It may seem a bit of an odd title, but given the profusion of news around the subject in 2017, it’s something worth pausing over. In September, the news across the tech community was that Anthony Levandowski (Silicon Valley computer scientist and futurist) has founded a religious group, Way of the Future, based on the premise of an AI deity.

Earlier in the year, there was also a piece by Jonathan Merritt in The Atlantic about whether artificially intelligent robots could be better Christians than humans. And now, everyone’s favourite TV geek, Adam Savage, of MythBusters fame, has compared science fiction to a religious experience. There are groups from Silicon Valley to London investigating and investing in technology for consciousness expansion.

Not even mentioning the time and energy going into automation and the development of technology in industry and leisure alike, it seems that many of us are considering technology, whether it be conscious machines or our increasingly intelligent smartphones, the answer to life, the universe, and everything.

We’ve all found ourselves, in dark and lonely moments, instinctively picking up our smartphone and browsing our apps and news feeds, half expecting an answer to our dilemmas to materialise from within the sacred screen. Head bowed, hands clasped together around our digital prayer book, we wonder whether ‘there’s an app for that’.

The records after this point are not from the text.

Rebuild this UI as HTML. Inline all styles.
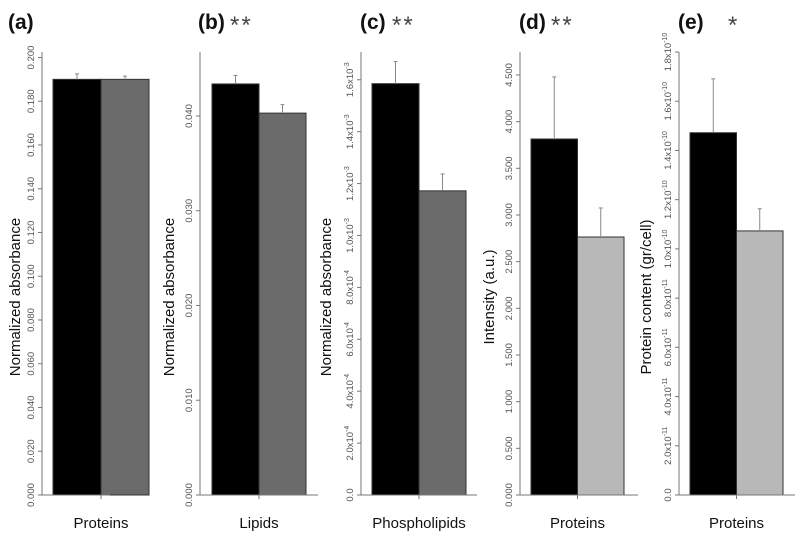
<!DOCTYPE html>
<html><head><meta charset="utf-8"><style>
body{margin:0;background:#fff}
svg{display:block;font-family:"Liberation Sans",Arial,sans-serif}
</style></head><body>
<svg id="chart" width="797" height="550" viewBox="0 0 797 550"></svg>
<script>
const panelLetters = ["(a)","(b)","(c)","(d)","(e)"];
const panelStars = ["", "**", "**", "**", "*"];
const categories = ["Proteins","Lipids","Phospholipids","Proteins","Proteins"];
const yTitles = ["Normalized absorbance","Normalized absorbance","Normalized absorbance","Intensity (a.u.)","Protein content (gr/cell)"];
const controlValues = [0.190, 0.04338, 1.585e-3, 3.814, 1.472e-10];
const controlErrors = [0.0025, 0.0009, 0.085e-3, 0.665, 0.219e-10];
const treatedValues = [0.190, 0.0403, 1.172e-3, 2.764, 1.073e-10];
const treatedErrors = [0.0015, 0.0009, 0.065e-3, 0.311, 0.090e-10];
const yMaxes = [0.2025, 0.04675, 1.707e-3, 4.746, 1.80e-10];
const tickStep = [0.02, 0.01, 0.2e-3, 0.5, 0.2e-10];
const tickCount = [11, 5, 9, 10, 10];
const tickLabelsC = [["0.0",""],["2.0x10","-4"],["4.0x10","-4"],["6.0x10","-4"],["8.0x10","-4"],["1.0x10","-3"],["1.2x10","-3"],["1.4x10","-3"],["1.6x10","-3"]];
const tickLabelsE = [["0.0",""],["2.0x10","-11"],["4.0x10","-11"],["6.0x10","-11"],["8.0x10","-11"],["1.0x10","-10"],["1.2x10","-10"],["1.4x10","-10"],["1.6x10","-10"],["1.8x10","-10"]];
const treatedColors = ["#6b6b6b","#6b6b6b","#6b6b6b","#b8b8b8","#b8b8b8"];

const layout = [
 {ax:42, xEnd:110, bar0:53, bw:48, ylx:14, lx:8, sx:0},
 {ax:200, xEnd:318, bar0:212, bw:47, ylx:168, lx:198, sx:230},
 {ax:361, xEnd:477, bar0:372, bw:47, ylx:325, lx:360, sx:392},
 {ax:520, xEnd:638, bar0:531, bw:46.5, ylx:488, lx:519, sx:551},
 {ax:679, xEnd:795, bar0:690, bw:46.5, ylx:645, lx:678, sx:728}
];
const yTop=52, yBottom=495;
const NS="http://www.w3.org/2000/svg";
const svg=document.getElementById('chart');
function mk(tag,attrs,parent){const e=document.createElementNS(NS,tag);for(const k in attrs)e.setAttribute(k,attrs[k]);(parent||svg).appendChild(e);return e;}
function fmt(i,v){
 if(i===2) return tickLabelsC[Math.round(v/tickStep[2])]||[v.toExponential(1),""];
 if(i===4) return tickLabelsE[Math.round(v/tickStep[4])]||[v.toExponential(1),""];
 return [v.toFixed(3),""];
}
for(let i=0;i<5;i++){
 const L=layout[i];
 const y=v=>yBottom-(v/yMaxes[i])*(yBottom-yTop);
 const g=mk('g',{});
 
 
 const pl=mk('text',{x:L.lx,y:29,'font-size':21,'font-weight':'bold',fill:'#111'},g);pl.textContent=panelLetters[i];
 
 
 if(panelStars[i]){const st=mk('text',{x:L.sx,y:33,'font-size':24,fill:'#444','letter-spacing':2},g);st.textContent=panelStars[i];
  
  }
 const x1=L.bar0,x2=L.bar0+L.bw;
 const vals=[controlValues[i],treatedValues[i]],errs=[controlErrors[i],treatedErrors[i]],cols=['#000',treatedColors[i]];
 [x1,x2].forEach((bx,k)=>{
  const r=mk('rect',{x:bx,y:y(vals[k]),width:L.bw,height:yBottom-y(vals[k]),fill:cols[k],stroke:'#333','stroke-width':1},g);
  
  
  const cx=bx+L.bw/2;
  const e=mk('line',{x1:cx,x2:cx,y1:y(vals[k]),y2:y(vals[k]+errs[k]),stroke:'#888','stroke-width':1},g);
  
  
  mk('line',{x1:cx-2,x2:cx+2,y1:y(vals[k]+errs[k]),y2:y(vals[k]+errs[k]),stroke:'#888','stroke-width':1},g);
 });
 const ya=mk('line',{x1:L.ax,x2:L.ax,y1:yTop,y2:yBottom,stroke:'#777','stroke-width':1},g);
 
 
 const xa=mk('line',{x1:L.ax-4,x2:L.xEnd,y1:yBottom,y2:yBottom,stroke:'#777','stroke-width':1},g);
 
 
 mk('line',{x1:x2,x2:x2,y1:yBottom,y2:yBottom+4,stroke:'#777'},g);
 for(let t=0;t<tickCount[i];t++){
  const v=t*tickStep[i],ty=y(v);
  mk('line',{x1:L.ax-4,x2:L.ax,y1:ty,y2:ty,stroke:'#777'},g);
  const f=fmt(i,v);
  const tl=mk('text',{x:0,y:0,'font-size':9.5,fill:'#555','text-anchor':'middle',transform:`translate(${L.ax-8},${ty}) rotate(-90)`},g);
  
  
  tl.appendChild(document.createTextNode(f[0]));
  if(f[1]){const s=mk('tspan',{dy:-4,'font-size':7},tl);s.textContent=f[1];}
 }
 const xl=mk('text',{x:x2,y:528,'font-size':15,fill:'#111','text-anchor':'middle'},g);xl.textContent=categories[i];
 
 
 const yt=mk('text',{x:0,y:0,'font-size':15,fill:'#111','text-anchor':'middle',transform:`translate(${L.ylx+6},297) rotate(-90)`},g);yt.textContent=yTitles[i];
 
 
}
</script>
</body></html>
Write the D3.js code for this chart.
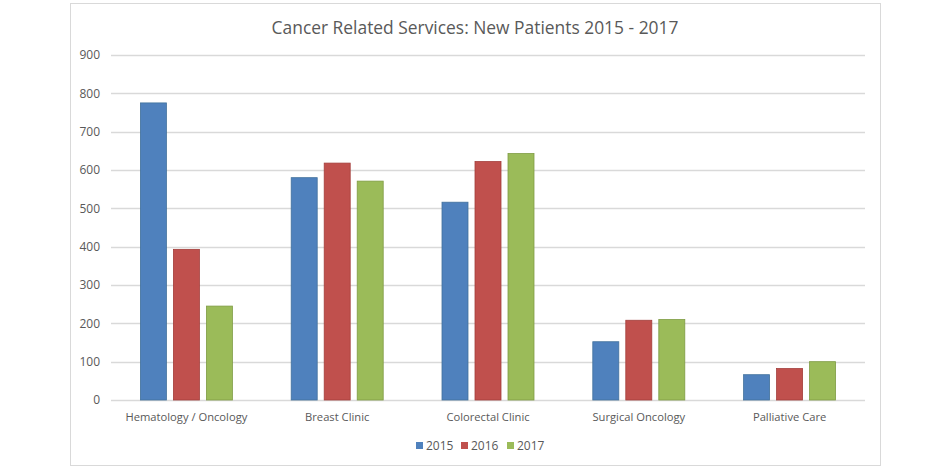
<!DOCTYPE html>
<html><head><meta charset="utf-8">
<script src="https://cdn.jsdelivr.net/npm/d3@7"></script>
<style>body{margin:0;background:#fff;}svg{display:block;font-family:"Open Sans",sans-serif;}</style>
</head><body><svg id="c" width="940" height="470"></svg>
<script>
const categories = ["Hematology / Oncology","Breast Clinic","Colorectal Clinic","Surgical Oncology","Palliative Care"];
const seriesNames = ["2015","2016","2017"];
const values2015 = [775, 580, 516, 152, 66];
const values2016 = [393, 618, 622, 208, 82];
const values2017 = [245, 571, 643, 210, 100];
const yTicks = [0,100,200,300,400,500,600,700,800,900];
const colors = ["#4F81BD","#C0504D","#9BBB59"];
const strokes = ["#41719C","#A33E3B","#7F9C44"];
const seriesValues = [values2015, values2016, values2017];

const svg = d3.select("#c");
svg.append("rect").attr("x",70.5).attr("y",3.5).attr("width",810).attr("height",462).attr("fill","#fff").attr("stroke","#d9d9d9");

const x0 = d3.scaleBand().domain(categories).range([111, 865]).paddingInner(0).paddingOuter(0);
const x1 = d3.scaleBand().domain(seriesNames).range([0, 92]).paddingInner(7/33).paddingOuter(0);
const y = d3.scaleLinear().domain([0,900]).range([400, 55]);

// gridlines
svg.append("g").selectAll("line").data(yTicks).join("line")
  .attr("x1",111).attr("x2",865).attr("y1",d=>Math.round(y(d))+0.5).attr("y2",d=>Math.round(y(d))+0.5)
  .attr("stroke","#d9d9d9").attr("stroke-width",1.3);

// y axis labels
const yAxis = d3.axisLeft(y).tickValues(yTicks).tickSize(0).tickPadding(0);
const ga = svg.append("g").attr("transform","translate(100,0)").call(yAxis);
ga.select(".domain").remove();
ga.selectAll("text").attr("fill","#595959").style("font-size","12px").style("font-family","'Open Sans',sans-serif");

// bars
const groups = svg.append("g").selectAll("g").data(categories).join("g")
  .attr("transform", d => `translate(${x0(d) + (x0.bandwidth()-92)/2},0)`);
groups.selectAll("rect").data((c,i)=>seriesNames.map((s,j)=>({s, j, v: seriesValues[j][i]}))).join("rect")
  .attr("x", d=>x1(d.s)).attr("width", x1.bandwidth())
  .attr("y", d=>y(d.v)).attr("height", d=>y(0)-y(d.v))
  .attr("fill", d=>colors[d.j]).attr("stroke", d=>strokes[d.j]).attr("stroke-width",0.8);

// x axis labels
const xAxis = d3.axisBottom(x0).tickSize(0).tickPadding(0);
const gx = svg.append("g").attr("transform","translate(0,413)").call(xAxis);
gx.select(".domain").remove();
gx.selectAll("text").attr("fill","#595959").style("font-size","11.2px").style("font-family","'Open Sans',sans-serif");

// title
svg.append("text").attr("x",475).attr("y",34).attr("text-anchor","middle")
  .attr("fill","#595959").style("font-size","17.4px").text("Cancer Related Services: New Patients 2015 - 2017");

// legend
const legendX = [416, 461, 507];
const lg = svg.append("g").selectAll("g").data(seriesNames).join("g")
  .attr("transform",(d,i)=>`translate(${legendX[i]},442)`);
lg.append("rect").attr("width",7).attr("height",7).attr("fill",(d,i)=>colors[i]);
lg.append("text").attr("x",10).attr("y",7.5).attr("fill","#595959").style("font-size","12px").text(d=>d);
</script></body></html>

Our society is increasingly secular. Science, technology, philosophy, observation of the world generally, has led us to question the existence of some all-powerful being. In a world half-broken by injustice, war, and suffering, and our unprecedented access to news about it all, it’s little wonder. If this is God’s will, who is this God that allows this misery? Could we do a better job ourselves?

A surprising number of the world’s best scientific minds are banking on mind upload to an everlasting virtual reality as the solution to mortality. We simply cannot bear the darkness beyond the grave, and our lost faith means we plan to do something about it. It’s all symptomatic of the human condition that we should seek these solutions, and many of us need something to believe in. Maybe, then, we really could make artificial intelligence our God.

AI could be that force that’s several times more intelligent than us which can provide the answers to our deepest questions, show us the right path to take, save us from ourselves. By the same token, however, we’re scared that the AI God we create could turn against us. That it could see our failings and decide the universe is better of without us. We are profoundly insecure, racked with guilt, desperate for salvation or damnation.

This post doesn’t seek to find an answer, nor to condemn or affirm the people seeking something to believe in. After all, a religion is a religion is a religion. Perhaps we will never be inoculated against our desire for higher meaning. Either way, a new spirituality is afoot. Let’s just hope the answer isn’t 42.